The basic setup from the paper, which is both short and very readable:
To cut down on all the repetition, just tell the browser which chunks of HTML appear frequently — these are the dictionaries — and instead of duplicating that same chunk in responses, refer to the dictionary held by the browser. Partial caching, in a sense.
For example, suppose every HTTP response contains this footer from a site-wide template:
<footer> <ul> <li>...</li> <li>...</li> <li>...</li> </ul> <!-- lots more HTML here --> </footer>
Call this whole chunk of HTML
X and have the browser remember it. From then on, replace any instance of this chunk in a HTTP response with a reference to
X. Saved bandwidth! Repeat for
This alone might do a lot, but treating the entire dictionary — the footer in the example — unusable just because of a few changed words is wasteful, so there’s a sensible next step: don’t restrict it to all-or-nothing chunks, instead provide deltas (or differences) relative to this stored dictionary, the browser can then compute the necessary result; if a single word changes, the difference between the dictionary and final result will still see a decent saving.
As if that wasn’t neat enough, SDCH uses VCDIFF, a simple delta encoding format described in RFC3284 that is completely independent of the algorithm used to compress the data and calculate the delta, for future proofing.
(As a total aside to all VCDIFF libraries: if you claim a VCDIFF implementation but you just compute deltas and decompress, as vcdiff.js does, you haven’t implemented VCDIFF. The encoding format is the part that counts, since VCDIFF is explicitly independent of the underlying compression algorithm.)
What happened? The
mod-sdch Apache module project is inactive. The SDCH Google group is all but silent, with a mere 2 topics in the whole of 2012, and no other mailing list discussion seems to exist. A Firefox implementation has no interest. Where’d it go?
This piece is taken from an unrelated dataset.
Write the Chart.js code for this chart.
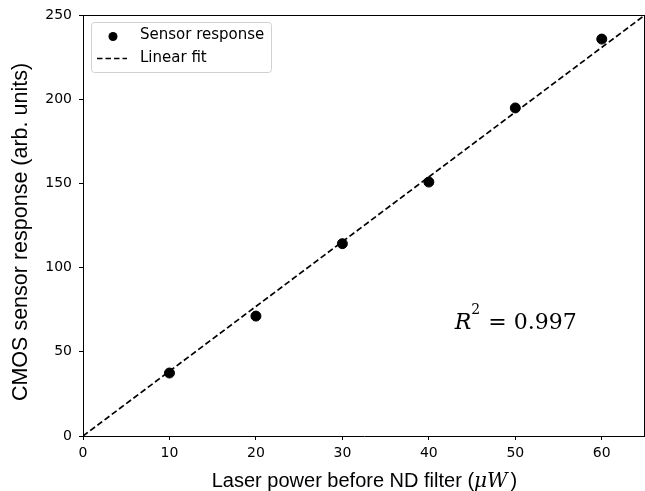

The current version of Chrome includes
sdch in its
Accept-Encoding request headers, so the browser-side decompression support both exists and is available for over a third of users.
SDCH seems like a great idea with little downside, yet there’s a confusing lack of adoption. Are the gains negligible? Is transport-layer caching uninteresting compared to something like Turbolinks? Has SPDY — the basis of HTTP/2.0 — promised a brighter future with full-duplex communication and no FIFO semantics?